Insurgents also attacked five of Baghdad's 1,200 polling stations with shootings and bombs, wounding seven voters, the Associated Press reported, and six Iraqi soldiers were killed in a bomb blast north of Baghdad and a mortar attack south of the capital, according to Reuters news service.

But the vote was surprising quiet compared to legislative elections in January, when at least 44 people were killed in nine separate attacks on polling centers.

This time, with a few exceptions, insurgent threats to kill voters did not materialize, allowing scores of people to vote on a proposed constitution that would increase the role of Islam in the government and formalize Iraq's democracy. Turnout was described as exceptionally high in Sunni Arab regions that had largely boycotted January's election. Voting in Shiite and Kurdish neighborhoods was brisk, but appeared lower than in January, when about 58 percent of registered voters cast ballots.

Sunni leaders sent conflicting messages to their followers about whether to vote in today's referendum. That confusion and insurgent threats to target voters led to uncertainty about whether Sunnis would turnout en masse to cast ballots.

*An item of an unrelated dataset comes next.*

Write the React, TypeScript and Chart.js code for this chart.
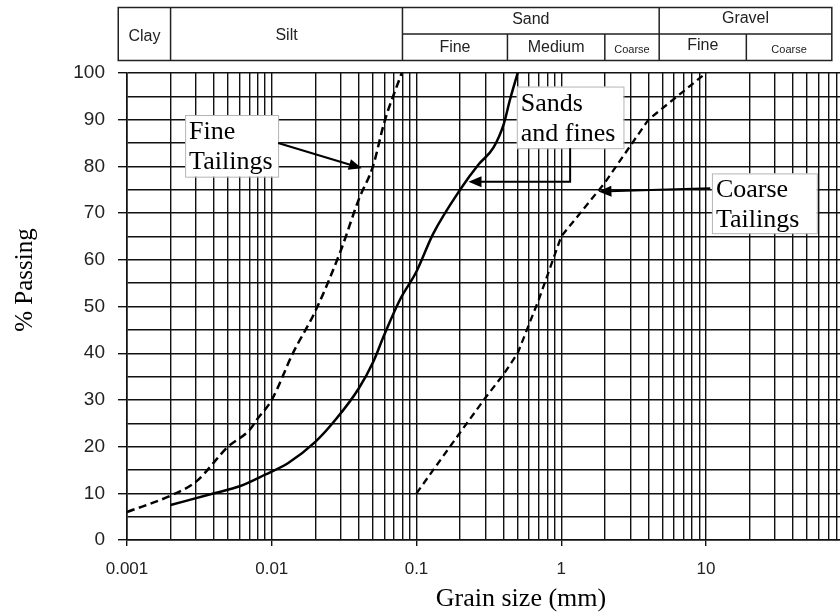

But according to U.S. Army officials in Salah Aldin, an overwhelmingly Sunni province north of Baghdad, by 11:30 a.m., more than 33,000 had already voted in the town of Baiji, 22,000 in Awaj, 17,000 in Tikrit and 20,000 in Samarra. Voting in Samarra was so heavy that polling places ran out of ballots in the early afternoon, officials said, and more were brought in under U.S. support.

Sunni voters in the area interviewed by reporters were nearly unanimous in saying that they had voted against the constitution, which many Sunnis believe is deeply flawed.

In Tikrit, the home town of former Iraqi leader Saddam Hussein, about 20 Iraqi policemen were the first to vote at a polling station they were responsible for protecting.

"This constitution was written by the occupation and will never change anything in the country," police Lt. Col. Amir Abdul Karim said, explaining his no vote.

Elsewhere in town, Iraqi Army Lt. Mahmoud Nadhum urged his colleagues to reject the charter "because it calls for separation and sectarianism," he explained to a reporter. "We don't want this constitution because we want a unified Iraq."